In their humble two-room apartment, the Maeda family seem ever so self-effacing - but their modest façade hides another truth. Daughter Tomoko is the mistress of a bestselling author with well-lined pockets. Son Minoru embezzles funds with his lover Yukie (Ayako Wakao, Red Angel), who has her own hidden agenda. And father Tokizo (Yunosuke Ito, Ikiru, Lone Wolf and Cub) is a former military man who swears he will never return to the poverty he knew during the war, no matter what the cost. One after another, those affected by the Maedas’ schemes show up on their doorstep. But these visitors all have their own duplicitous agendas. With each knock on the door, the gamesmanship reaches a whole new level. Elegant Beast was adapted by Kaneto Shindo (Onibaba, Naked Island) from his own stage play. Director Yuzo Kawashima, mentor of Shohei Imamura and a major influence on the Japanese New Wave, makes magnificent widescreen use of the single apartment setting to deliver a ferocious satire on Japan’s post-war economic miracle.
Radiance premieres Yuzo Kawashima’s Elegant Beast on Blu-ray, presenting the film in a 2.35:1 aspect ratio on a dual-layer disc. This 1080p/24hz high-definition presentation stems from a recent 4K restoration conducted by Kadokawa Pictures. I did QC work for this release.
The result is remarkably sharp, delivering a film-like presentation. Details are meticulously rendered, preserving the natural texture of film grain. Although the color palette seems somewhat subdued, I suspect this is a result of a combination of the film's inherent color scheme and the probable use of Fuji film stock. Black levels can, on occasion, appear washed, but they’re fairly rich much of the time, with smooth progression in the shadows.
The restoration efforts have also been remarkably thorough, leaving little of note behind. Furthermore, the encoding looks fantastic, as is typically the case with Radiance’s releases. Overall, it's an impressive presentation.
The Japanese monaural soundtrack, available in lossless 2-channel PCM, offers sharp and clear audio, though it reflects its era. Dialogue and music are distinctly audible, yet the dynamic range appears constrained. Still, there's a notable absence of significant damage, and it seems filtering hasn't been applied.
Radiance's assortment of features may end up being small, yet they provide some rich insights. Firstly, a new 17-minute interview with film critic Toshiaki Sato delves into the film's nuances, from character behaviors to the rhythms within his film (including the movement of characters), actress Ayako Wakao, the script by Kaneto Shindo, and the film's visual elements. Sato also discusses director Yuzo Kawashima's directorial style and recurring themes, connecting Elegant Beast within his broader body of work.

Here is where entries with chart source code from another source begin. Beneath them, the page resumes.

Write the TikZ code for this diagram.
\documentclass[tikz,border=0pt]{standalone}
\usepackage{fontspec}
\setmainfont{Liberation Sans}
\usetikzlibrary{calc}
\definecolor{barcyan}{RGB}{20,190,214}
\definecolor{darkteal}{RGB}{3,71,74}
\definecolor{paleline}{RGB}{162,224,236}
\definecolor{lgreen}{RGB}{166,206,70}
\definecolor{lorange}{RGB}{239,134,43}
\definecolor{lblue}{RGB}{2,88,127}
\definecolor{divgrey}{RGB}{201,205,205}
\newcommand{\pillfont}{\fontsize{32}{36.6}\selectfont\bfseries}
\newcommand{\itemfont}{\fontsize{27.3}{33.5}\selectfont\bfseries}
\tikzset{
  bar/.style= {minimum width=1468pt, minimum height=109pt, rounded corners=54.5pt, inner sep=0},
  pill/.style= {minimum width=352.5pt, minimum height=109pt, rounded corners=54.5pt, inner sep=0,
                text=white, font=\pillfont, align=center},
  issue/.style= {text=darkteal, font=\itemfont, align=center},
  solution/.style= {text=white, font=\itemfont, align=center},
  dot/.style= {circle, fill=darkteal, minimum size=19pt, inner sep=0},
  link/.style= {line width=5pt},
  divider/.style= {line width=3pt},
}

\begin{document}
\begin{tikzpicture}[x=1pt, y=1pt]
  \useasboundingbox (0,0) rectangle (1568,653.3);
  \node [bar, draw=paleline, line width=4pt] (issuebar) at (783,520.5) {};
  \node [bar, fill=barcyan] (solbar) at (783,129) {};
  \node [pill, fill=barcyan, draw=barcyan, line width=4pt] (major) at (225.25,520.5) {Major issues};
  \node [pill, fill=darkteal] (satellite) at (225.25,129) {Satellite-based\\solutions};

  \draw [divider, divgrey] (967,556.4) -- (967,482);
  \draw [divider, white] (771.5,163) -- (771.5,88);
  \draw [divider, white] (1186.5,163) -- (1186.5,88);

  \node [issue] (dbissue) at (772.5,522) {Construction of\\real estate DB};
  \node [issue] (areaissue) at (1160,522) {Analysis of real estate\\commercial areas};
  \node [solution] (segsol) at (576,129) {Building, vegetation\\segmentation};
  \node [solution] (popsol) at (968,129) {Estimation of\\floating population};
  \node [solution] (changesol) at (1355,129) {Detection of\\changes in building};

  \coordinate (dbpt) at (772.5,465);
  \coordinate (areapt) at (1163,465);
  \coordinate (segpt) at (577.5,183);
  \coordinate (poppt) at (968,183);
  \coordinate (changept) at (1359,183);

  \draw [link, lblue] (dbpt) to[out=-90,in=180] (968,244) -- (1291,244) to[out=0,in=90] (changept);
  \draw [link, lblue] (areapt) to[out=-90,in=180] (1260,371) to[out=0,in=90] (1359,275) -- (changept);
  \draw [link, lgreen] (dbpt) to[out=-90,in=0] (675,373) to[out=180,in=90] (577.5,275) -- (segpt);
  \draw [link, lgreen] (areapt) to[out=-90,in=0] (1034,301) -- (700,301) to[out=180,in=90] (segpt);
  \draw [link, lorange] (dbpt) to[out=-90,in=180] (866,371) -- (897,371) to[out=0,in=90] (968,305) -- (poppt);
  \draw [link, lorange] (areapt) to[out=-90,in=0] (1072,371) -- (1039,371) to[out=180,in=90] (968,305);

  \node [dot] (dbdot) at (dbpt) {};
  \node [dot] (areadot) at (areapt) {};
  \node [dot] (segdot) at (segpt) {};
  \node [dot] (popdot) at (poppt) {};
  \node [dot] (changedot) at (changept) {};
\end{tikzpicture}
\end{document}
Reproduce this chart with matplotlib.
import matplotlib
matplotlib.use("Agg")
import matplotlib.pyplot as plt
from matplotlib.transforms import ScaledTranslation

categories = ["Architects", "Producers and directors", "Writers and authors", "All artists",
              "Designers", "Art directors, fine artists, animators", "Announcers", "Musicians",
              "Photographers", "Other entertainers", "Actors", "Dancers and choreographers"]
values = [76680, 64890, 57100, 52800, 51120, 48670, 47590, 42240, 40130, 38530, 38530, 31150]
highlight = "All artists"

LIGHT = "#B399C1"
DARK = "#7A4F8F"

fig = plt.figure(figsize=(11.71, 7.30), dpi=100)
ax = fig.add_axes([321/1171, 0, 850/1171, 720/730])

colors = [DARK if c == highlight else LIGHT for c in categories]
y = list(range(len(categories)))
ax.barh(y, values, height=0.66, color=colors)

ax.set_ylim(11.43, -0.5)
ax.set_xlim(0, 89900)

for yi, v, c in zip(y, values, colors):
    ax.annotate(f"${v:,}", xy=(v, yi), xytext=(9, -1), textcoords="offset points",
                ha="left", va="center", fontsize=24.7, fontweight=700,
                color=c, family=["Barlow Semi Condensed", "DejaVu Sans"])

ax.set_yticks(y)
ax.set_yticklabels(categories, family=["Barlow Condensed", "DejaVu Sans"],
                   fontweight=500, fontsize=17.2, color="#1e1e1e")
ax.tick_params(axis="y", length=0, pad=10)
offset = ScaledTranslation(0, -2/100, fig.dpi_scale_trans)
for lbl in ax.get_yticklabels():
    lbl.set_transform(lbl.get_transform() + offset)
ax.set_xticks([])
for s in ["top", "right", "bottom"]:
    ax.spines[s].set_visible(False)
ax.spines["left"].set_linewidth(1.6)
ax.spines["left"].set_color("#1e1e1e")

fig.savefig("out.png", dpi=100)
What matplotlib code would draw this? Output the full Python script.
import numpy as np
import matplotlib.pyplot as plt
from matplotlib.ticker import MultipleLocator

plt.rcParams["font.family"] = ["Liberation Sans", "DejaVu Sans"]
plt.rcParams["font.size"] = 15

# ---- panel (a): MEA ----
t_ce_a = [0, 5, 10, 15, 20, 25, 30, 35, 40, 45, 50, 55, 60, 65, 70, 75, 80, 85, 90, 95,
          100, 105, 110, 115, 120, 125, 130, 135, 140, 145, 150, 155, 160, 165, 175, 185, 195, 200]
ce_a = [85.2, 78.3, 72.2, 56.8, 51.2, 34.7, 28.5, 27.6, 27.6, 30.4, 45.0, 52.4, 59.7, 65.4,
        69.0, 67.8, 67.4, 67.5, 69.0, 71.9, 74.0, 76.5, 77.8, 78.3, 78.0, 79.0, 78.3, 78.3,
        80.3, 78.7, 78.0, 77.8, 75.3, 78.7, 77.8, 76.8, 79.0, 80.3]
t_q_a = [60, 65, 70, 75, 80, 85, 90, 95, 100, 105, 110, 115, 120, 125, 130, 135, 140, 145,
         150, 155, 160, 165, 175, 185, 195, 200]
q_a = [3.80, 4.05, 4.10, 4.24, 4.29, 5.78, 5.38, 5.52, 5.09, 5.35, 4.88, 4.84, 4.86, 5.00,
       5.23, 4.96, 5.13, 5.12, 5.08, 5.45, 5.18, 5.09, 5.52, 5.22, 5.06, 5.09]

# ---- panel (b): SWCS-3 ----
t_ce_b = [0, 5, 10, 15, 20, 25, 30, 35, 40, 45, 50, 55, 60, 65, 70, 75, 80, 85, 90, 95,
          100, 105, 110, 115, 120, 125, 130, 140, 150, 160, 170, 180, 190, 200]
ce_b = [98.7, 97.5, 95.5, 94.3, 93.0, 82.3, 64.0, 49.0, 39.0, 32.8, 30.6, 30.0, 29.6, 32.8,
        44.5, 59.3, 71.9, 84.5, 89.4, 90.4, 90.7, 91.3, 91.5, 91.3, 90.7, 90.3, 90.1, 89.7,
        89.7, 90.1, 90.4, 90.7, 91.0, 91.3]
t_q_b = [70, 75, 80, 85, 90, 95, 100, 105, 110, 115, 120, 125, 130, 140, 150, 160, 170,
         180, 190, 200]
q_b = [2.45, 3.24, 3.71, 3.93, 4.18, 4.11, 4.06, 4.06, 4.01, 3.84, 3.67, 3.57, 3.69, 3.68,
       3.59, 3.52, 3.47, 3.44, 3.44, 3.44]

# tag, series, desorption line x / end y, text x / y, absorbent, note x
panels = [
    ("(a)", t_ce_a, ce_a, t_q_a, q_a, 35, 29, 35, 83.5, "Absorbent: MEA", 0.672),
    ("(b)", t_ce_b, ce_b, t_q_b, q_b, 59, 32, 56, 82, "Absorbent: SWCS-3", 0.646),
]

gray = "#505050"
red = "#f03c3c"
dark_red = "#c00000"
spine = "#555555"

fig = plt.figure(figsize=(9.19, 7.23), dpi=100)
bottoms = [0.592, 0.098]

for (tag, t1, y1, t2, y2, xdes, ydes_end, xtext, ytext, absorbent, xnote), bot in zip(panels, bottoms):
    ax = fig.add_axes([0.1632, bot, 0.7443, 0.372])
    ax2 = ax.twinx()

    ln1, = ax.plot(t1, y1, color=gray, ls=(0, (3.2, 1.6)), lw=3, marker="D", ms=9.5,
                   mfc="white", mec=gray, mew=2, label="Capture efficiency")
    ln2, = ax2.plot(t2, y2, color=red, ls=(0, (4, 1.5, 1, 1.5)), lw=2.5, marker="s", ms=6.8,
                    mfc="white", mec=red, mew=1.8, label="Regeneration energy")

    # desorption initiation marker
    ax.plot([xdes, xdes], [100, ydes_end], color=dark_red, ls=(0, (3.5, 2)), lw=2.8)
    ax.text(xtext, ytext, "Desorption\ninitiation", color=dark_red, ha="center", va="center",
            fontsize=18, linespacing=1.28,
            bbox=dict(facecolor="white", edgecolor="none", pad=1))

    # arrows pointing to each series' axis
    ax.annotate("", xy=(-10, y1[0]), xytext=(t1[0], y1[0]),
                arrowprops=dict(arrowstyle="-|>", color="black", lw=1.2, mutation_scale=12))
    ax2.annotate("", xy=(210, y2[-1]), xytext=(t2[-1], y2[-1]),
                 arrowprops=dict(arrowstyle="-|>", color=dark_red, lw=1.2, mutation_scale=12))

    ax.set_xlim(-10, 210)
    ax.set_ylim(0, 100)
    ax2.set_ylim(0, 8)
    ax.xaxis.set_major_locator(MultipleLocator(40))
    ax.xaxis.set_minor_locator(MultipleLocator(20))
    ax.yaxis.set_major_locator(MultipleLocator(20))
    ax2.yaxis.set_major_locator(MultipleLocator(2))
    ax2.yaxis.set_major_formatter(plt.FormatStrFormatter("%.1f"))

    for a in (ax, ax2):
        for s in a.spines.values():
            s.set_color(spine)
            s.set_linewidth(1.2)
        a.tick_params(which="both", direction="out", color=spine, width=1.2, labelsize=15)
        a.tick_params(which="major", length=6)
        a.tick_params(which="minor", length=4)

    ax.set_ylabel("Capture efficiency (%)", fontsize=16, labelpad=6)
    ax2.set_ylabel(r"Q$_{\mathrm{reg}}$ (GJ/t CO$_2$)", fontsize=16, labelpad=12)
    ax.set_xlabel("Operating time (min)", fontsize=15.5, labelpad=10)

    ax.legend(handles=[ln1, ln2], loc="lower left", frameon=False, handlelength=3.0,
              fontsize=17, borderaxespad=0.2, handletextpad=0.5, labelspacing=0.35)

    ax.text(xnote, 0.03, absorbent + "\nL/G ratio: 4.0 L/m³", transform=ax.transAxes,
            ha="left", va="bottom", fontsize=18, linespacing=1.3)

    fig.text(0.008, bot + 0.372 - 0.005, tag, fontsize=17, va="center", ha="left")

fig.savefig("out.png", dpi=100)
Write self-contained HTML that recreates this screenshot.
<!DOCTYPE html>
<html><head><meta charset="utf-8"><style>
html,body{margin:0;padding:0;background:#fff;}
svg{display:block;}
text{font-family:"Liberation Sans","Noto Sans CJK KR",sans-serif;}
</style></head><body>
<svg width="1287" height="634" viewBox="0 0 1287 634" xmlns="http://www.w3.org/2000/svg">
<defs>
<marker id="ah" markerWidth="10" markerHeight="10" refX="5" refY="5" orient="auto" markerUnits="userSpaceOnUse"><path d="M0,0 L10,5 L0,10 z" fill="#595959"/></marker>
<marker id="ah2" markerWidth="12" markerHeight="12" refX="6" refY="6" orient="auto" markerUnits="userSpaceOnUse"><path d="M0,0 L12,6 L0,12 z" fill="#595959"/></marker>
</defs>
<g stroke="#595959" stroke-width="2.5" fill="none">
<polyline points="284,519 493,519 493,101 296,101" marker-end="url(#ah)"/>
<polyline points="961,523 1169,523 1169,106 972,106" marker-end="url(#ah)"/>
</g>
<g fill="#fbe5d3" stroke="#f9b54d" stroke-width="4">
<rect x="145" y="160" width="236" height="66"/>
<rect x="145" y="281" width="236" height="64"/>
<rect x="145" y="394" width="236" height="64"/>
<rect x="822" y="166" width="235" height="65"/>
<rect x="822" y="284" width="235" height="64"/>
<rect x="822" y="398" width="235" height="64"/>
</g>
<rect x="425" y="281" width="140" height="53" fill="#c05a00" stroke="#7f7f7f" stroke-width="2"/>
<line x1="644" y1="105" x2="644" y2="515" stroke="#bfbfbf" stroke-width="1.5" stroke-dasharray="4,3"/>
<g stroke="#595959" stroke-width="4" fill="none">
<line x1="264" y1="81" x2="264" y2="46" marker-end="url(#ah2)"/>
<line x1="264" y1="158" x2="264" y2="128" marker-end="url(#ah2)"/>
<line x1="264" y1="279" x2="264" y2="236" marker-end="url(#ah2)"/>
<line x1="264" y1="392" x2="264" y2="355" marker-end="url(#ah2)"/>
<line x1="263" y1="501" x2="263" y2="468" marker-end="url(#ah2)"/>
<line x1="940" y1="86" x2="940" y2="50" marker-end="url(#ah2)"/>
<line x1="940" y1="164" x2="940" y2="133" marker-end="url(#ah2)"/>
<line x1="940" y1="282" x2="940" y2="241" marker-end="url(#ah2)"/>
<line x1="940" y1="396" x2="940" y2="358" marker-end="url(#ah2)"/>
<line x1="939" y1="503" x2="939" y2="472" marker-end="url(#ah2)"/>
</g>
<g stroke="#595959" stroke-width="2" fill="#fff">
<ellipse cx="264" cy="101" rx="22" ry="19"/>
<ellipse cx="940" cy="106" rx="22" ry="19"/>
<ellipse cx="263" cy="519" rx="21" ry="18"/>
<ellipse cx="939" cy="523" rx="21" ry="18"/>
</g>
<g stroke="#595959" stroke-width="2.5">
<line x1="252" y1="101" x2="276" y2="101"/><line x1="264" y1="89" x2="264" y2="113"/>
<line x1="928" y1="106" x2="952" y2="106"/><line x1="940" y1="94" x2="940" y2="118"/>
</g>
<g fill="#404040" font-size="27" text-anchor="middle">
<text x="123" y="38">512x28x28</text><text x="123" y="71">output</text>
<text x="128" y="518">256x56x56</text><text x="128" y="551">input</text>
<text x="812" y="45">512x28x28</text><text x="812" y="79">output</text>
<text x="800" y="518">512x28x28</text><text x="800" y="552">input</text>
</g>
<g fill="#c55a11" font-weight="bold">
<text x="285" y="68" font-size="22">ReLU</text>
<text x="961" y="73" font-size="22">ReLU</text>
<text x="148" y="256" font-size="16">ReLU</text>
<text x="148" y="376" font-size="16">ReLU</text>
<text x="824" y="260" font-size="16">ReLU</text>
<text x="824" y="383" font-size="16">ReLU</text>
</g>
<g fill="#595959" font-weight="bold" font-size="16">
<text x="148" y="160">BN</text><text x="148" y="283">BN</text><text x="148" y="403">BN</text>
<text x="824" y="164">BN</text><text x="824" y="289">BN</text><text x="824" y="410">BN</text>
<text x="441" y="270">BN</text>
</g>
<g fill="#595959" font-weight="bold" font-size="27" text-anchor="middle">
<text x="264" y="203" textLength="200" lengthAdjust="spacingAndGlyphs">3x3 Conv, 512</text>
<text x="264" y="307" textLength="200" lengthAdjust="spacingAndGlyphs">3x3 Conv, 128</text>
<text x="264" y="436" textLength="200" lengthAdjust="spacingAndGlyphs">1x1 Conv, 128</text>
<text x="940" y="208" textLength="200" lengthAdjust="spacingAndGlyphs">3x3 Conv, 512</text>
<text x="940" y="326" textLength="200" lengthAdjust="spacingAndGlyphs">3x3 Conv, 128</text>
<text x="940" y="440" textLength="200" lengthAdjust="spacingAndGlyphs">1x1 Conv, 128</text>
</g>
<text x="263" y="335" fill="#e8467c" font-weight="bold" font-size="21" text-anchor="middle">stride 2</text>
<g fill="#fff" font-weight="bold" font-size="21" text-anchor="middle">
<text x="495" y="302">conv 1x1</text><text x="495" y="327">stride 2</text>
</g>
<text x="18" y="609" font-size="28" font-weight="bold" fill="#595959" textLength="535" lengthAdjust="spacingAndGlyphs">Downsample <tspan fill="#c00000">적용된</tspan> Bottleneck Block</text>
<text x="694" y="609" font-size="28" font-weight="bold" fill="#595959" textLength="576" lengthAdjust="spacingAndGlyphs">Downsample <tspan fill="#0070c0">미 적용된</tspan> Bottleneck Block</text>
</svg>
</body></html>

Additionally, filmmaker Toshiaki Toyoda contributes a 14-minute segment offering a broader appreciation of Kawashima's directorial prowess. Toyoda highlights Kawashima's influence on his own work, praising the cinematography, staging, and performances evident in Elegant Beast while also emphasizing the social aspects of the film, reflecting diverse generations.
A standout feature is the 12-minute video essay titled The Age of the Danchi by Tom Mes, which provides an in-depth history of post-war apartment complexes in Japan known as Danchi. Mes explores the architectural designs and their evolving portrayal in film through subsequent decades, drawing connections to other films like Dark Water. The essay impressively incorporates archival and newsreel footage, offering a thorough examination.
Finally, the disc includes the film's trailer and a 23-page booklet. The booklet features an essay by Midori Suiren, focusing on the film's women, as touched upon in Sato's interview. It also includes a 1989 appreciation of the film and its use of confined space by Yasunari Takahashi.
Though the combined runtime of the material is less than an hour, the collection is well-rounded, with Mes' video essay and the booklet standing out as particularly strong additions.
While not an exhaustive edition, the included content delivers valuable insights, while the high-def presentation for the film looks excellent.